Introduction / Context:
This arithmetic reasoning question involves forming and solving simultaneous linear equations based on cost information. We have bus ticket fares from city A to B and from city A to C. Different combinations of these tickets are purchased, and their total costs are given. The goal is to find the individual fares. This type of problem is very common in bank exams, aptitude tests, and school-level algebra practice.

Given Data / Assumptions:

• Let the fare from city A to B be x rupees.
• Let the fare from city A to C be y rupees.
• Two tickets A to B plus three tickets A to C cost Rs 77, so 2x + 3y = 77.
• Three tickets A to B plus two tickets A to C cost Rs 73, so 3x + 2y = 73.
• We assume normal arithmetic with no discounts or hidden charges.

Concept / Approach:
We translate the verbal information into two linear equations in two variables. We then solve this system using either the elimination method or the substitution method. The elimination method is usually faster here: we can multiply equations to make the coefficients of one variable equal and then subtract to eliminate that variable. Once we find one fare, we substitute back to get the other.

Step-by-Step Solution:
Step 1: Write the equations clearly: 2x + 3y = 77 and 3x + 2y = 73.Step 2: Multiply the first equation by 3: 6x + 9y = 231.Step 3: Multiply the second equation by 2: 6x + 4y = 146.Step 4: Subtract the second new equation from the first new equation: (6x + 9y) - (6x + 4y) = 231 - 146.Step 5: This gives 5y = 85, so y = 17.Step 6: Substitute y = 17 into 2x + 3y = 77: 2x + 3*17 = 77, so 2x + 51 = 77.Step 7: Therefore 2x = 26 and x = 13.Step 8: The fares are Rs 13 from A to B and Rs 17 from A to C.

Verification / Alternative check:
We verify by substituting x = 13 and y = 17 back into the original statements. For two tickets to B and three to C: 2*13 + 3*17 = 26 + 51 = 77, which matches the first given total. For three tickets to B and two to C: 3*13 + 2*17 = 39 + 34 = 73, which matches the second total. Since both conditions are satisfied, our solution is fully consistent.
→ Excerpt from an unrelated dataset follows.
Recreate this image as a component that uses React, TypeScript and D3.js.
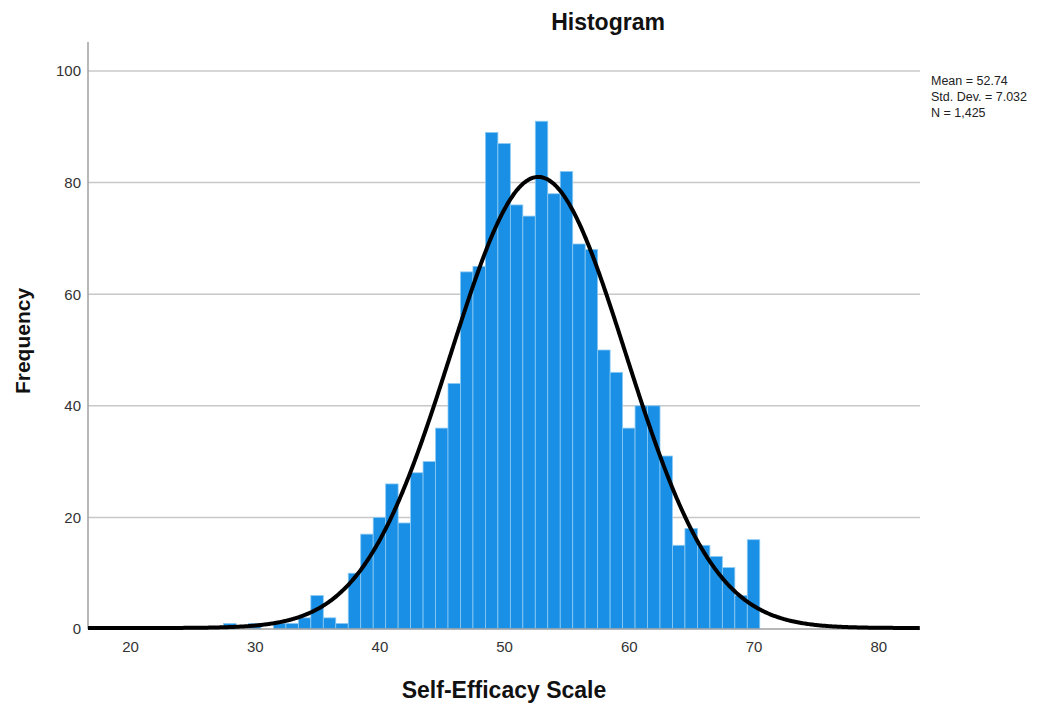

Why Other Options Are Wrong:
Option A (Rs. 4, Rs. 23): 2*4 + 3*23 = 8 + 69 = 77 works, but 3*4 + 2*23 = 12 + 46 = 58, not 73, so it fails the second equation.
Option C (Rs. 15, Rs. 14): 2*15 + 3*14 = 30 + 42 = 72, not 77, so it is invalid.
Option D (Rs. 17, Rs. 13): 2*17 + 3*13 = 34 + 39 = 73, which matches the second equation but not the first one.

Common Pitfalls:
Students sometimes mix up which equation corresponds to which combination of tickets, leading to wrong equations. Another common mistake is arithmetic error during elimination, especially when multiplying and subtracting equations. Writing each step clearly and double checking multiplication and subtraction prevents such errors.

Final Answer:
The fares are Rs 13 from city A to B and Rs 17 from city A to C, so the correct option is Rs. 13, Rs. 17.